After many, MANY emails, several articles in Mmegi and a lot of patience Hyundai promised an investigation which concluded that she still had to cough up the cash, ignored one of the occasions she picked up the broken vehicle and generally whitewashed Hyundai Rustenburg.

Last week I wrote about this case and reported that nothing had recently happened. Just before last week’s article something DID happen. Another email came in from Hyundai in South Africa, the full text of which you can read on our blog. Here are the highlights:
“I would like to advise that Hyundai Automotive South Africa does not have any legal obligation towards a vehicle we did not sell. (…) It was noted immediately by our representative that went out to inspect the vehicle, that it was not a vehicle imported by Hyundai Automotive South Africa. Nor did I know that this vehicle was not one of ours when I first responded.

This specific vehicle was traced back to Malaysia where it was scrapped and sent to Botswana. This constitutes a “grey imported” vehicle. It is against the policy of Hyundai Automotive South Africa to do any repairs to a grey imported vehicle. Our dealers, including Hyundai Botswana, has strict instructions not to work on these vehicles as we cannot guarantee the condition of the internal workings of these vehicles prior coming into our dealership.
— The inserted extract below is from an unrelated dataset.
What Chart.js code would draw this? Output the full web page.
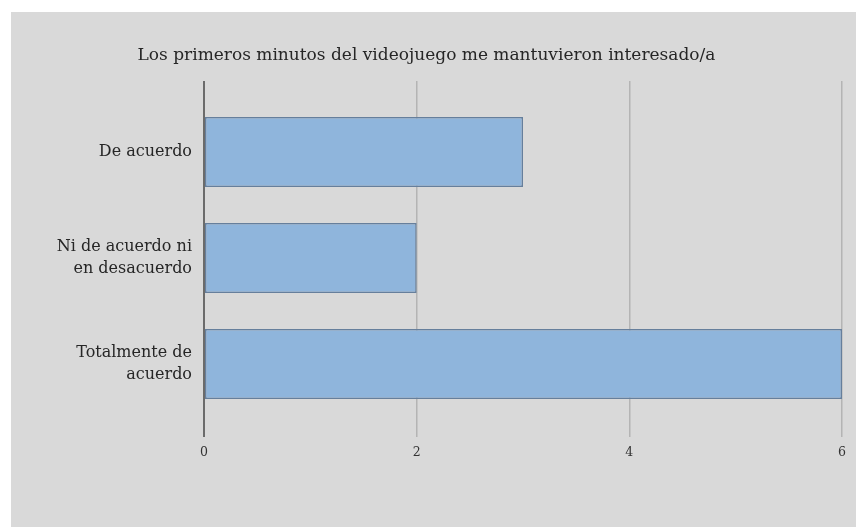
<!DOCTYPE html>
<html>
<head>
<meta charset="utf-8">
<script src="https://cdn.jsdelivr.net/npm/chart.js@4/dist/chart.umd.min.js"></script>
<style>
  body { margin: 0; background: #fff; }
  #wrap { position: absolute; left: 11px; top: 12px; }
  canvas { background: #d9d9d9; }
</style>
</head>
<body>
<div id="wrap"><canvas id="grafico" width="845" height="515"></canvas></div>
<script>
const titulo = 'Los primeros minutos del videojuego me mantuvieron interesado/a';
const respuestas = [
  'De acuerdo',
  ['Ni de acuerdo ni', 'en desacuerdo'],
  ['Totalmente de', 'acuerdo']
];
const cantidades = [3, 2, 6];
const marcas = [0, 2, 4, 6];

const serif = 'DejaVu Serif';

new Chart(document.getElementById('grafico'), {
  type: 'bar',
  data: {
    labels: respuestas,
    datasets: [{
      label: 'Respuestas',
      data: cantidades,
      backgroundColor: '#8fb5dc',
      borderColor: '#667f9c',
      borderWidth: 1.5,
      borderSkipped: false,
      categoryPercentage: 1,
      barPercentage: 0.66
    }]
  },
  options: {
    indexAxis: 'y',
    responsive: false,
    devicePixelRatio: 1,
    animation: false,
    layout: { padding: { left: 0, right: 14, top: 0, bottom: 0 } },
    plugins: {
      legend: { display: false },
      tooltip: { enabled: false },
      title: {
        display: true,
        text: titulo,
        color: '#262626',
        font: { family: serif, size: 17, weight: 'normal', lineHeight: '20px' },
        padding: { top: 34, bottom: 15 }
      }
    },
    scales: {
      x: {
        type: 'linear',
        position: 'bottom',
        min: 0,
        max: 6,
        afterBuildTicks: s => { s.ticks = marcas.map(v => ({ value: v })); },
        afterFit: s => { s.height = 110; },
        border: { display: false },
        grid: {
          color: c => c.tick && c.tick.value === 0 ? '#6b6b6b' : '#b4b4b4',
          lineWidth: c => c.tick && c.tick.value === 0 ? 2 : 1.5,
          tickLength: 20
        },
        ticks: {
          color: '#333',
          padding: 8,
          font: { family: serif, size: 12.5 }
        }
      },
      // axis on top only draws the short tick extensions above the bars
      x2: {
        type: 'linear',
        position: 'top',
        min: 0,
        max: 6,
        afterBuildTicks: s => { s.ticks = marcas.map(v => ({ value: v })); },
        afterFit: s => { s.height = 18; },
        border: { display: false },
        grid: {
          drawOnChartArea: false,
          color: c => c.tick && c.tick.value === 0 ? '#6b6b6b' : '#b4b4b4',
          lineWidth: c => c.tick && c.tick.value === 0 ? 2 : 1.5,
          tickLength: 18
        },
        ticks: { display: false }
      },
      y: {
        afterFit: s => { s.width = 193; },
        border: { display: false },
        grid: { display: false },
        ticks: {
          color: '#262626',
          padding: 4,
          font: { family: serif, size: 16, lineHeight: 1.35 }
        }
      }
    }
  }
});
</script>
</body>
</html>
We pride ourselves in the vehicles we sell and the quality of the vehicles we sell.

Our dealer in Rustenburg is an independent dealer and does not have the means to check whether a vehicle is one of ours or not and therefore offered to repair the vehicle to assist the customer, without being informed that this vehicle was not sold by Hyundai Automotive South Africa.

Loyalty is a two way street, Sir! With the above in mind, kindly note that this case has been closed on our side.”
Roughly translated this means that their “independent dealer” in Rustenburg is not competent enough to follow their own rules, is not trusted enough to check the origins of Hyundai vehicles and is not competent enough to repair a Hyundai vehicle even when they try.

It also means, in my not even slightly humble opinion that Hyundai are showing utter and complete contempt for a Hyundai owner.

I think we should all show them the same level of contempt back, don’t you? Do you really want to buy a vehicle from a company like this?